On 4 May, the Providence Gazette could only reply:
The Account which was given in our Paper of the 13th of April, of Colonial BARRE’s distinguishing himself gloriously in Parliament in Behalf of the Colonies, is founded on a Letter to a Person of Distinction in this Town, from a certain Agent for one of the Colonies, who, one would think, could not be mistaken as to that Gentleman’s Behaviour in the House; and how a meer Negative should be proved by a Letter in Boston, seems very strange. It remains therefore that the Writer in the Boston Post-Boy be more explicit, if he thinks proper, as to that Matter.——However, it may be Matter of some Doubt, whether Col. BARRE objected against the Legality of taxing the Colonies, when he exerted himself to ward off the fatal Stamp Duties, or not.
(The picture above shows Barré in 1765—though painter Hugh Douglas Hamilton must have smoothed out the scars on his right cheek.)

TOMORROW: The debate at last.


Comittee of Correspondence said...

There is a great pdf book that one can download called "The Parliamentary History of England” Vol.

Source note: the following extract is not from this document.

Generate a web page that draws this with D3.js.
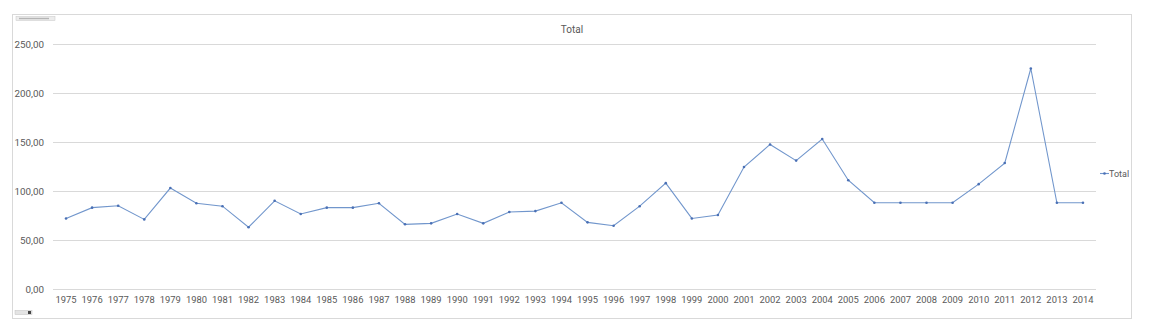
<!DOCTYPE html>
<html>
<head>
<meta charset="utf-8">
<script src="https://cdn.jsdelivr.net/npm/d3@7/dist/d3.min.js"></script>
<style>
  html, body { margin: 0; padding: 0; background: #ffffff; }
  svg { display: block; }
  text { font-family: Roboto, "Liberation Sans", Arial, sans-serif; }
</style>
</head>
<body>
<svg id="chart" width="1150" height="331"></svg>
<script>
// Yearly totals, 1975–2014
const years = [
  "1975","1976","1977","1978","1979","1980","1981","1982","1983","1984",
  "1985","1986","1987","1988","1989","1990","1991","1992","1993","1994",
  "1995","1996","1997","1998","1999","2000","2001","2002","2003","2004",
  "2005","2006","2007","2008","2009","2010","2011","2012","2013","2014"
];
const totals = [
  72, 83, 85, 71, 103, 87.5, 84.5, 63, 90, 76.5,
  83, 83, 87.5, 66, 67, 76.5, 67, 78.5, 79.5, 88,
  68, 64.5, 84.5, 108, 72, 75.5, 124.5, 147.5, 131, 153,
  111, 88, 88, 88, 88, 107, 128.5, 225, 88, 88
];
const yTicks = [0, 50, 100, 150, 200, 250];
const seriesName = "Total";

const svg = d3.select("#chart");
const fmt = v => d3.format(".2f")(v).replace(".", ",");

// chart frame
svg.append("rect")
  .attr("x", 12.5).attr("y", 14.5)
  .attr("width", 1119).attr("height", 304)
  .attr("fill", "#ffffff")
  .attr("stroke", "#d9d9d9").attr("stroke-width", 1);

// small field buttons
svg.append("rect").attr("x", 16).attr("y", 16.5).attr("width", 39).attr("height", 4)
  .attr("fill", "#ececec").attr("stroke", "#c8c8c8").attr("stroke-width", 0.5);
svg.append("rect").attr("x", 19).attr("y", 17.8).attr("width", 30).attr("height", 1.4)
  .attr("fill", "#b5b5b5");
svg.append("rect").attr("x", 15).attr("y", 310.5).attr("width", 17).attr("height", 4)
  .attr("fill", "#e4e4e4").attr("stroke", "#c0c0c0").attr("stroke-width", 0.5);
svg.append("rect").attr("x", 28).attr("y", 311).attr("width", 3).attr("height", 3)
  .attr("fill", "#444444");

const x = d3.scaleBand().domain(years).range([53, 1096]);
const y = d3.scaleLinear().domain([0, 250]).range([289, 44]);

// horizontal gridlines
svg.append("g")
  .selectAll("line")
  .data(yTicks)
  .join("line")
  .attr("x1", 53).attr("x2", 1096)
  .attr("y1", d => Math.round(y(d)) + 0.5)
  .attr("y2", d => Math.round(y(d)) + 0.5)
  .attr("stroke", "#d9d9d9").attr("stroke-width", 1);

// y axis labels
const yAxis = d3.axisLeft(y).tickValues(yTicks).tickFormat(fmt).tickSize(0).tickPadding(0);
svg.append("g")
  .attr("transform", "translate(44,0)")
  .call(yAxis)
  .call(g => g.select(".domain").remove())
  .call(g => g.selectAll("text")
    .attr("fill", "#595959").style("font-size", "9.8px"));

// x axis labels
const xAxis = d3.axisBottom(x).tickSize(0).tickPadding(0);
svg.append("g")
  .attr("transform", "translate(0,296)")
  .call(xAxis)
  .call(g => g.select(".domain").remove())
  .call(g => g.selectAll("text")
    .attr("fill", "#595959").style("font-size", "9.4px"));

// title
svg.append("text")
  .attr("x", 572).attr("y", 33)
  .attr("text-anchor", "middle")
  .attr("fill", "#595959")
  .style("font-size", "10px")
  .text(seriesName);

const lineColor = "#7196cc";
const cx = d => x(d) + x.bandwidth() / 2;

// series line
const line = d3.line()
  .x((d, i) => cx(years[i]))
  .y(d => y(d));
svg.append("path")
  .datum(totals)
  .attr("d", line)
  .attr("fill", "none")
  .attr("stroke", lineColor)
  .attr("stroke-width", 1.1);

// point markers
svg.append("g")
  .selectAll("circle")
  .data(totals)
  .join("circle")
  .attr("cx", (d, i) => cx(years[i]))
  .attr("cy", d => y(d))
  .attr("r", 1.3)
  .attr("fill", "#4a70b5");

// legend
svg.append("line")
  .attr("x1", 1100).attr("x2", 1109)
  .attr("y1", 173.5).attr("y2", 173.5)
  .attr("stroke", lineColor).attr("stroke-width", 1.1);
svg.append("circle").attr("cx", 1104.5).attr("cy", 173.5).attr("r", 1.3).attr("fill", "#4a70b5");
svg.append("text")
  .attr("x", 1109).attr("y", 176.5)
  .attr("fill", "#595959")
  .style("font-size", "9px")
  .text(seriesName);
</script>
</body>
</html>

XVIII 1774-1777". This book is a record all debates in the Houses of the Commons and Lords.

J. L. Bell said...

Another good source are the annual volumes of John Almon's Remembrancer. Debates, official documents, and newspaper stories in Britain, many of the last taken from American newspapers. It started publishing in 1770, if I recall right.

J. L. Bell said...

Here's an attempt from 1813 to recreate the Stamp Act debate. It appears to be entirely based on Jared Ingersoll's report, which I'll run tomorrow. And all its commentary about the ill-judged law is based on 20-20 hindsight.

The compiler was William Cobbett, a British man who moved to America, was a high Federalist in the early republic, then moved back to Britain and became a radical.